The Rumble

My friend took me out to lunch a couple of weeks ago after a huge staff development we planned and executed together. During lunch she told me that she thought my sparkle, my excitement, had left me. Boom. There it was. In my face. She told me that she felt that I was reciting something that I didn’t feel excited about, something that I knew I should do, but didn’t necessarily have my heart behind.

Clearly, this was cause for pause, to take some time out to reflect on what she had to say.

In the time since, what I have gathered, my understanding of this moment is that she believes I can do better. I can motivate and bring people into the conversation. She believes I have the power within me to inspire people.

I am reading Brene Brown’s Rising Strong right now. She talks about this moment called the rumble. My understanding of the rumble is that when something is about to shift within a person, they feel it rumbling inside. It’s kind of like the rumble strip on the freeway that’s designed to wake people up when they fall asleep while driving. People must work to name the rumble. They must feel the rumble with a sense of curiosity.
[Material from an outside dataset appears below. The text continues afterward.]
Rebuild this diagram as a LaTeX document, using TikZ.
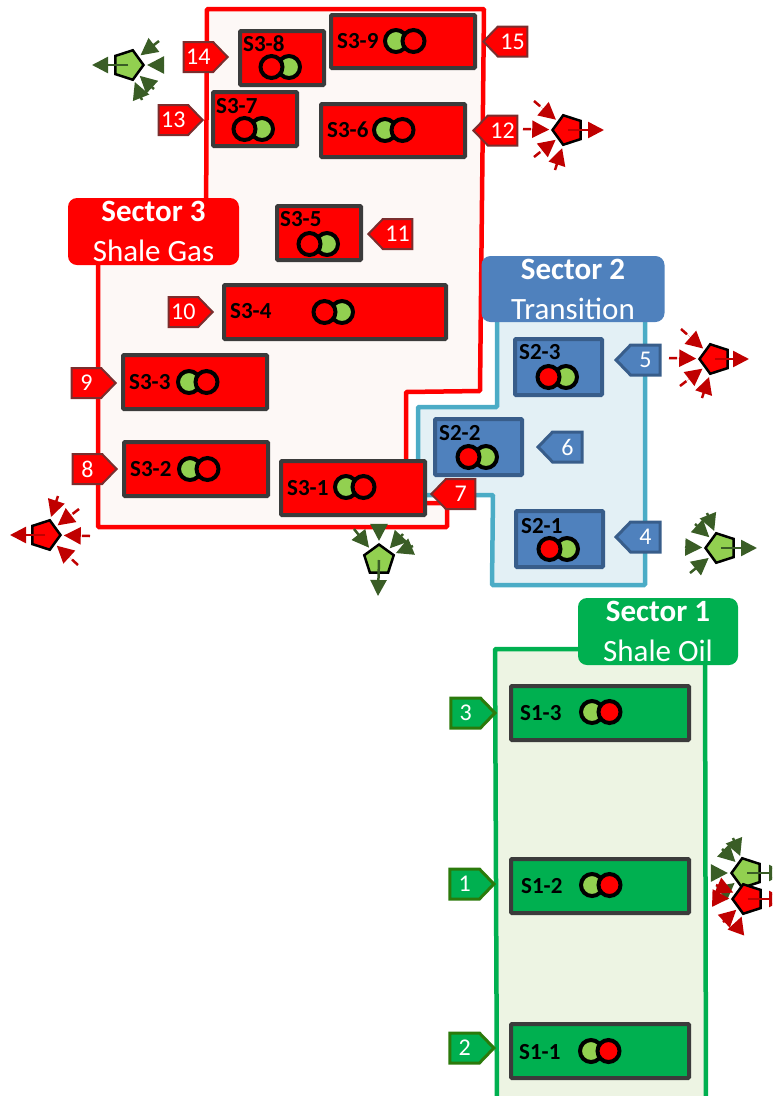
\documentclass[tikz,border=0pt]{standalone}
\usepackage{fontspec}
\setmainfont{Carlito}
\usetikzlibrary{arrows.meta,positioning,shapes.geometric,shapes.symbols}
\definecolor{gasred}{HTML}{FF0000}
\definecolor{gasedge}{HTML}{7A2E2E}
\definecolor{gaspale}{HTML}{FDF8F6}
\definecolor{midblue}{HTML}{4F81BD}
\definecolor{midedge}{HTML}{385D8A}
\definecolor{midline}{HTML}{4BACC6}
\definecolor{midpale}{HTML}{E3F0F5}
\definecolor{oilgreen}{HTML}{00B050}
\definecolor{oilpale}{HTML}{EDF4E3}
\definecolor{oiledge}{HTML}{2B7A0B}
\definecolor{unitedge}{HTML}{3B3B3B}
\definecolor{lampgreen}{HTML}{92D050}
\definecolor{flowgreen}{HTML}{3A5D26}
\definecolor{flowred}{HTML}{C00000}
\tikzset{
  sector/outline/.style={line width=4.5pt, rounded corners=1pt},
  sector/title/.style={rounded corners=9pt, inner sep=0pt, text=white, align=center, font=\fontsize{31}{40}\selectfont},
  unit/box/.style={draw=unitedge, fill=gasred, line width=4pt, rounded corners=1pt, inner sep=0pt},
  unit/mid/.style={unit/box, draw=midedge, fill=midblue},
  unit/oil/.style={unit/box, fill=oilgreen},
  unit/text/.style={anchor=west, inner sep=0pt, font=\fontsize{23}{23}\selectfont\bfseries},
  lamp/.style={draw=black, circle, line width=4pt, minimum size=22pt, inner sep=0pt},
  lamp/red/.style={lamp, fill=gasred},
  lamp/green/.style={lamp, fill=lampgreen},
  tag/base/.style={signal, signal pointer angle=92, inner sep=0pt, minimum height=30pt, minimum width=44pt,
    text=white, font=\fontsize{24}{24}\selectfont},
  tag/gas/.style={tag/base, draw=gasedge, fill=gasred, line width=2pt},
  tag/mid/.style={tag/base, draw=midedge, fill=midblue, line width=3pt},
  tag/oil/.style={tag/base, draw=oiledge, fill=oilgreen, line width=3pt},
  well/.style={regular polygon, regular polygon sides=5, draw=black, line width=2.5pt, inner sep=0pt, minimum size=31pt},
  well/oil/.style={well, fill=lampgreen},
  well/gas/.style={well, fill=gasred},
  flowin/.style={line width=2.5pt, dash pattern=on 8pt off 60pt, shorten >=2pt, -{Triangle[length=17pt,width=17pt]}},
  flowout/.style={line width=2.5pt, -{Triangle[length=16pt,width=16pt]}}
}
\begin{document}
\begin{tikzpicture}[x=1pt,y=-1pt]
  \useasboundingbox (0,0) rectangle (772,1096);
  \clip (0,0) rectangle (772,1096);

  % sector outlines
  \draw[sector/outline, draw=gasred, fill=gaspale] (207,9) -- (484,9) -- (480,391) -- (406,392) -- (406,503) -- (447,503)
    -- (447,527) -- (98,527) -- (98,230) -- (206,230) -- cycle;
  \draw[sector/outline, draw=midline, fill=midpale] (497,300) -- (645,300) -- (645,585) -- (492,585) -- (493,495) -- (418,495)
    -- (418,407) -- (497,407) -- cycle;
  \draw[sector/outline, draw=oilgreen, fill=oilpale] (495,649) -- (705,649) -- (706,1110) -- (497,1110) -- cycle;

  \node[sector/title, fill=gasred, minimum width=171pt, minimum height=67pt] (titleS3) at (153.5,231.5) {\textbf{Sector 3}\\Shale Gas};
  \node[sector/title, fill=midblue, minimum width=183pt, minimum height=66pt] (titleS2) at (573,289) {\textbf{Sector 2}\\Transition};
  \node[sector/title, fill=oilgreen, minimum width=160pt, minimum height=67pt] (titleS1) at (658,631.5) {\textbf{Sector 1}\\Shale Oil};

  % sector 3 units
  \node[unit/box, minimum width=144pt, minimum height=53pt] (unitS39) at (403,41.5) {};
  \node[unit/box, minimum width=84pt, minimum height=54pt] (unitS38) at (282,58) {};
  \node[unit/box, minimum width=84pt, minimum height=54pt] (unitS37) at (255,119) {};
  \node[unit/box, minimum width=144pt, minimum height=53pt] (unitS36) at (393,130.5) {};
  \node[unit/box, minimum width=84pt, minimum height=54pt] (unitS35) at (319,233) {};
  \node[unit/box, minimum width=222pt, minimum height=54pt] (unitS34) at (335,312) {};
  \node[unit/box, minimum width=144pt, minimum height=54pt] (unitS33) at (195,382) {};
  \node[unit/box, minimum width=144pt, minimum height=54pt] (unitS32) at (196,469) {};
  \node[unit/box, minimum width=144pt, minimum height=54pt] (unitS31) at (353,488) {};

  \node[unit/text] (textS39) at (337,41) {S3-9};
  \node[unit/text] (textS38) at (243,44) {S3-8};
  \node[unit/text] (textS37) at (216,106) {S3-7};
  \node[unit/text] (textS36) at (327,130) {S3-6};
  \node[unit/text] (textS35) at (280,219) {S3-5};
  \node[unit/text] (textS34) at (230,311) {S3-4};
  \node[unit/text] (textS33) at (129,382) {S3-3};
  \node[unit/text] (textS32) at (130,469) {S3-2};
  \node[unit/text] (textS31) at (287,488) {S3-1};

  \node[lamp/green] (lampS39g) at (396,41) {};
  \node[lamp/red, right=-8.5pt of lampS39g] (lampS39r) {};
  \node[lamp/green] (lampS38g) at (289,67) {};
  \node[lamp/red, left=-8.5pt of lampS38g] (lampS38r) {};
  \node[lamp/green] (lampS37g) at (262,129) {};
  \node[lamp/red, left=-8.5pt of lampS37g] (lampS37r) {};
  \node[lamp/green] (lampS36g) at (385,130) {};
  \node[lamp/red, right=-8.5pt of lampS36g] (lampS36r) {};
  \node[lamp/green] (lampS35g) at (327,244) {};
  \node[lamp/red, left=-8.5pt of lampS35g] (lampS35r) {};
  \node[lamp/green] (lampS34g) at (342,312) {};
  \node[lamp/red, left=-8.5pt of lampS34g] (lampS34r) {};
  \node[lamp/green] (lampS33g) at (189,382) {};
  \node[lamp/red, right=-8.5pt of lampS33g] (lampS33r) {};
  \node[lamp/green] (lampS32g) at (190,469) {};
  \node[lamp/red, right=-8.5pt of lampS32g] (lampS32r) {};
  \node[lamp/green] (lampS31g) at (346,487) {};
  \node[lamp/red, right=-8.5pt of lampS31g] (lampS31r) {};

  % sector 2 units
  \node[unit/mid, minimum width=87pt, minimum height=56pt] (unitS23) at (558.5,367) {};
  \node[unit/mid, minimum width=87pt, minimum height=56pt] (unitS22) at (478.5,447) {};
  \node[unit/mid, minimum width=87pt, minimum height=56pt] (unitS21) at (559.5,539) {};

  \node[unit/text] (textS23) at (519,352) {S2-3};
  \node[unit/text] (textS22) at (439,433) {S2-2};
  \node[unit/text] (textS21) at (521,526) {S2-1};

  \node[lamp/green] (lampS23g) at (566,377) {};
  \node[lamp/red, left=-8.5pt of lampS23g] (lampS23r) {};
  \node[lamp/green] (lampS22g) at (486,457) {};
  \node[lamp/red, left=-8.5pt of lampS22g] (lampS22r) {};
  \node[lamp/green] (lampS21g) at (567,549) {};
  \node[lamp/red, left=-8.5pt of lampS21g] (lampS21r) {};

  % sector 1 units
  \node[unit/oil, minimum width=178pt, minimum height=54pt] (unitS13) at (600,713) {};
  \node[unit/oil, minimum width=178pt, minimum height=54pt] (unitS12) at (600,886) {};
  \node[unit/oil, minimum width=178pt, minimum height=54pt] (unitS11) at (600,1051) {};

  \node[unit/text] (textS13) at (520,713) {S1-3};
  \node[unit/text] (textS12) at (521,886) {S1-2};
  \node[unit/text] (textS11) at (519,1052) {S1-1};

  \node[lamp/green] (lampS13g) at (592,712) {};
  \node[lamp/red, right=-8.5pt of lampS13g] (lampS13r) {};
  \node[lamp/green] (lampS12g) at (592,885) {};
  \node[lamp/red, right=-8.5pt of lampS12g] (lampS12r) {};
  \node[lamp/green] (lampS11g) at (591,1051) {};
  \node[lamp/red, right=-8.5pt of lampS11g] (lampS11r) {};

  % numbered tags
  \node[tag/gas, signal to=east, left=9pt of unitS38, yshift=1pt] (tag14) {14};
  \node[tag/gas, signal to=east, left=7pt of unitS37, yshift=-1pt] (tag13) {13};
  \node[tag/gas, signal to=west, right=5pt of unitS39] (tag15) {15};
  \node[tag/gas, signal to=west, right=5pt of unitS36] (tag12) {12};
  \node[tag/gas, signal to=west, right=4pt of unitS35, yshift=-1pt] (tag11) {11};
  \node[tag/gas, signal to=east, left=8pt of unitS34] (tag10) {10};
  \node[tag/gas, signal to=east, left=4pt of unitS33, yshift=-1pt] (tag9) {9};
  \node[tag/gas, signal to=east, left=4pt of unitS32] (tag8) {8};
  \node[tag/gas, signal to=west, right=3pt of unitS31, yshift=-6pt] (tag7) {7};
  \node[tag/mid, signal to=west, right=10pt of unitS23, yshift=7pt] (tag5) {5};
  \node[tag/mid, signal to=west, right=12pt of unitS22] (tag6) {6};
  \node[tag/mid, signal to=west, right=9pt of unitS21, yshift=2pt] (tag4) {4};
  \node[tag/oil, signal to=east, left=12pt of unitS13] (tag3) {3};
  \node[tag/oil, signal to=east, left=13pt of unitS12, yshift=2pt] (tag1) {1};
  \node[tag/oil, signal to=east, left=13pt of unitS11, yshift=3pt] (tag2) {2};

  % wells and their flows
  \node[well/oil, rotate=-90] (wellA) at (128,65) {};
  \foreach \px/\py in {159/41,164/65,154/89,142/100} {
    \coordinate (inA) at (\px,\py);
    \draw[flowin, draw=flowgreen, fill=flowgreen] (inA) -- (wellA);
  }
  \coordinate (outA) at (92,65);
  \draw[flowout, draw=flowgreen, fill=flowgreen] (wellA.center) -- (outA);

  \node[well/gas, rotate=90] (wellB) at (568,130) {};
  \foreach \px/\py in {534/101,523/129,534/157,555/170} {
    \coordinate (inB) at (\px,\py);
    \draw[flowin, draw=flowred, fill=flowred] (inB) -- (wellB);
  }
  \coordinate (outB) at (604,130);
  \draw[flowout, draw=flowred, fill=flowred] (wellB.center) -- (outB);

  \node[well/gas, rotate=-90] (wellC) at (45,535) {};
  \foreach \px/\py in {58/496,79/509,90/536,78/565} {
    \coordinate (inC) at (\px,\py);
    \draw[flowin, draw=flowred, fill=flowred] (inC) -- (wellC);
  }
  \coordinate (outC) at (10,535);
  \draw[flowout, draw=flowred, fill=flowred] (wellC.center) -- (outC);

  \node[well/oil] (wellD) at (379,560) {};
  \foreach \px/\py in {354/529,379/524,403/534,413/546} {
    \coordinate (inD) at (\px,\py);
    \draw[flowin, draw=flowgreen, fill=flowgreen] (inD) -- (wellD);
  }
  \coordinate (outD) at (378,596);
  \draw[flowout, draw=flowgreen, fill=flowgreen] (wellD.center) -- (outD);

  \node[well/gas, rotate=90] (wellE) at (715,359) {};
  \foreach \px/\py in {681/329,669/358,680/386,702/398} {
    \coordinate (inE) at (\px,\py);
    \draw[flowin, draw=flowred, fill=flowred] (inE) -- (wellE);
  }
  \coordinate (outE) at (749,359);
  \draw[flowout, draw=flowred, fill=flowred] (wellE.center) -- (outE);

  \node[well/oil, rotate=90] (wellF) at (721,548) {};
  \foreach \px/\py in {707/513,695/524,685/547,690/573} {
    \coordinate (inF) at (\px,\py);
    \draw[flowin, draw=flowgreen, fill=flowgreen] (inF) -- (wellF);
  }
  \coordinate (outF) at (757,548);
  \draw[flowout, draw=flowgreen, fill=flowgreen] (wellF.center) -- (outF);

  \node[well/oil, rotate=90] (wellG) at (747,873) {};
  \foreach \px/\py in {733/838,722/849,712/873,722/893} {
    \coordinate (inG) at (\px,\py);
    \draw[flowin, draw=flowgreen, fill=flowgreen] (inG) -- (wellG);
  }
  \coordinate (outG) at (785,873);
  \draw[flowout, draw=flowgreen, fill=flowgreen] (wellG.center) -- (outG);

  \node[well/gas, rotate=90] (wellH) at (748,899) {};
  \foreach \px/\py in {713/898,716/885,723/922,736/932} {
    \coordinate (inH) at (\px,\py);
    \draw[flowin, draw=flowred, fill=flowred] (inH) -- (wellH);
  }
  \coordinate (outH) at (785,899);
  \draw[flowout, draw=flowred, fill=flowred] (wellH.center) -- (outH);
\end{tikzpicture}
\end{document}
Here is my rumble: I feel the people I work with are doing their jobs to the best of their abilities day in and day out. Because of my new position, I feel now more than ever before that teachers genuinely want to improve their practice. But it is the day-to-day slog of trying to get done everything that is wearing teachers down. Despite this, they seek to improve, they seek to get better.

My new job, as I see it, is part inspire teachers, part support teachers, and part help teachers create a sustainable vision.

Talking to a colleague today it sort of seems like education, as a whole, in our country right now has no real sustainable vision.

  • As we distance from a pure accountability stance, (I live in Colorado where parents opt their students out of testing left and right) what’s the next move?
  • What role do teachers play to develop this vision?
  • We want students to reach their fullest potential, how do we do this?
  • What does this look like?
  • How do we stop the machine long enough to look our students in the eye to see how to move forward?